Timelines are slow. Diluting an over-optimized anchor profile through natural link acquisition takes months, not days. If you’re addressing this reactively after a traffic drop, set realistic expectations and track the distribution quarterly.


Frequently Asked Questions

What is anchor text in SEO?

Anchor text is the visible, clickable text in a hyperlink. When one website links to another, the words used as the link text are the anchor text. Search engines use anchor text as one signal to understand what topic or keyword the linked page is relevant to. “Click here” tells a search engine almost nothing; “backlink audit guide” signals the destination covers that topic.

What is a natural anchor text distribution?

A natural anchor text distribution reflects what happens when real editorial sites link to you without being asked to use specific keywords. In practice, this means branded anchors (your company or domain name) dominate at roughly 40–60% of referring domains, naked URLs and generic phrases make up another 20–30% combined, partial-match phrases contribute 10–20%, and exact-match keyword anchors represent only a small slice, typically 1–5%. The distribution emerges from linking behavior, not link engineering.

What percentage of anchors should be exact match?

There is no officially sanctioned threshold, but practitioner data and Ahrefs’ analysis of hundreds of thousands of pages consistently point to 1–5% as the observed range for naturally acquired exact-match anchors. Above 10% of referring domains using an identical keyword phrase becomes a detectable pattern. Above 20% is considered high risk. These are observed ranges from competitive niche analysis, not confirmed penalty thresholds from Google.

What is anchor text over-optimization?

Anchor text over-optimization occurs when an unnaturally high proportion of your inbound links use the same exact-match keyword phrase as anchor text. This pattern signals to search engines that the links were engineered to pass a specific keyword signal rather than earned through genuine editorial choice. Google’s spam policies specifically identify “links with optimized anchor text in articles, guest posts, or press releases distributed on other sites” as a link spam violation. Historically, the Penguin algorithm targeted this pattern; today it runs continuously as part of Google’s core algorithm.

How do I check my anchor text distribution?

Pull your anchor data from Google Search Console (Links > Top linking text), Ahrefs (Site Explorer > Anchors), or Semrush (Backlink Analytics > Anchors). Classify each anchor phrase into the six anchor types: branded, naked URL, generic, partial match, exact match, and image/alt. Calculate each type’s share of your total referring domains, not raw link count. Compare against the benchmark ranges in this guide and against the top competitors ranking for your target keywords.

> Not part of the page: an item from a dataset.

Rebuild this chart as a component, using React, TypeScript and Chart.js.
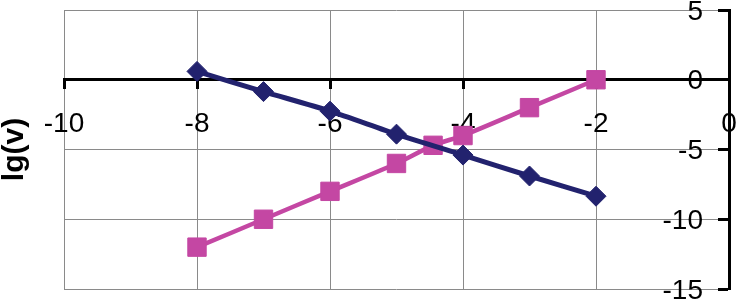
import React, { useEffect, useRef } from "react";
import { Chart, registerables } from "chart.js";

Chart.register(...registerables);

// Data
const blueX = [-8, -7, -6, -5, -4, -3, -2];
const blueY = [0.6, -0.85, -2.25, -3.9, -5.4, -6.9, -8.35];
const pinkX = [-8, -7, -6, -5, -4.45, -4, -3, -2];
const pinkY = [-12, -10, -8, -6, -4.7, -4, -2, 0];

const xMin = -10;
const xMax = 0;
const xStep = 2;
const yMin = -15;
const yMax = 5;
const yStep = 5;
const yTitle = "lg(v)";

const FONT = "'Liberation Sans', Arial, sans-serif";
const NAVY = "#22226e";
const PINK = "#c447a3";
const GRID = "#8a8a8a";

export default function App() {
  const ref = useRef<HTMLCanvasElement | null>(null);

  useEffect(() => {
    if (!ref.current) return;
    const zeroPad = (s: any) => {
      s.paddingLeft = 0;
      s.paddingRight = 0;
      s.paddingTop = 0;
      s.paddingBottom = 0;
    };
    const chart = new Chart(ref.current, {
      type: "line",
      data: {
        datasets: [
          {
            label: "s1",
            data: blueX.map((x, i) => ({ x, y: blueY[i] })),
            borderColor: NAVY,
            backgroundColor: NAVY,
            borderWidth: 5,
            pointStyle: "rectRot",
            pointRadius: 10,
            pointBorderWidth: 1,
            pointBackgroundColor: NAVY,
            pointBorderColor: NAVY,
            tension: 0.25,
            xAxisID: "x",
            yAxisID: "y",
          },
          {
            label: "s2",
            data: pinkX.map((x, i) => ({ x, y: pinkY[i] })),
            borderColor: PINK,
            backgroundColor: PINK,
            borderWidth: 4.5,
            pointStyle: "rect",
            pointRadius: 13,
            pointBorderWidth: 1,
            pointBackgroundColor: PINK,
            pointBorderColor: PINK,
            tension: 0.25,
            xAxisID: "x",
            yAxisID: "y",
          },
        ],
      },
      options: {
        animation: false,
        responsive: false,
        layout: { autoPadding: false, padding: { top: 10, bottom: 12, left: 0, right: 0 } },
        plugins: { legend: { display: false }, tooltip: { enabled: false } },
        scales: {
          x: {
            type: "linear",
            position: { y: 0 } as any,
            min: xMin,
            max: xMax,
            ticks: {
              stepSize: xStep,
              color: "#000",
              font: { family: FONT, size: 28 },
              padding: 20,
            },
            grid: {
              color: GRID,
              lineWidth: 1,
              tickColor: "#000",
              tickWidth: 3,
              tickLength: 8,
            },
            border: { display: true, color: "#000", width: 3 },
            afterFit: zeroPad,
          },
          y: {
            type: "linear",
            position: { x: 0 } as any,
            min: yMin,
            max: yMax,
            ticks: { stepSize: yStep, display: false },
            grid: {
              color: GRID,
              lineWidth: 1,
              tickColor: "#000",
              tickWidth: 3,
              tickLength: 10,
            },
            border: { display: true, color: "#000", width: 3 },
          },
          yLabels: {
            type: "linear",
            position: "right",
            min: yMin,
            max: yMax,
            ticks: {
              stepSize: yStep,
              mirror: true,
              padding: -26,
              labelOffset: 2,
              color: "#000",
              font: { family: FONT, size: 28 },
            },
            grid: { display: false },
            border: { display: false },
            afterFit: (s: any) => {
              s.width = 7;
              zeroPad(s);
            },
          },
          yTitle: {
            type: "linear",
            position: "left",
            ticks: { display: false },
            grid: { display: false },
            border: { display: false },
            title: {
              display: true,
              text: yTitle,
              color: "#000",
              font: { family: FONT, size: 30, weight: "bold", lineHeight: 1 },
              padding: { top: 0, bottom: 0 },
            },
            afterFit: (s: any) => {
              s.width = 64;
              zeroPad(s);
            },
          },
        },
      },
    });
    return () => chart.destroy();
  }, []);

  return (
    <div style={{ position: "absolute", left: 0, top: 0, width: 736, height: 301, background: "#fff" }}>
      <canvas ref={ref} width={736} height={301} style={{ display: "block" }} />
    </div>
  );
}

Can I fix over-optimized anchor text by disavowing links?

Only in specific circumstances. Disavow is appropriate when you have a manual action for unnatural links, or when you can identify spammy, low-quality exact-match links you did not earn organically. It is not a tool for adjusting your ratio by removing otherwise-clean links. For legitimate links with keyword anchors, the correct approach is to dilute the profile over time by acquiring new branded and natural links, and to fix any self-inflicted over-optimization in your internal linking first.

Does anchor text still influence search rankings?

Yes, but the relationship is nuanced. Ahrefs’ analysis of 384,614 web pages found only a weak correlation (Spearman coefficient of 0.14) between exact-match anchor percentage and rankings, and acknowledged that link quality and quantity likely explain much of even that weak correlation. Anchor text remains a relevance signal, but Google has become better at inferring topic relevance from surrounding page context, so keyword-anchored links are not as dominant a factor as they were before 2012.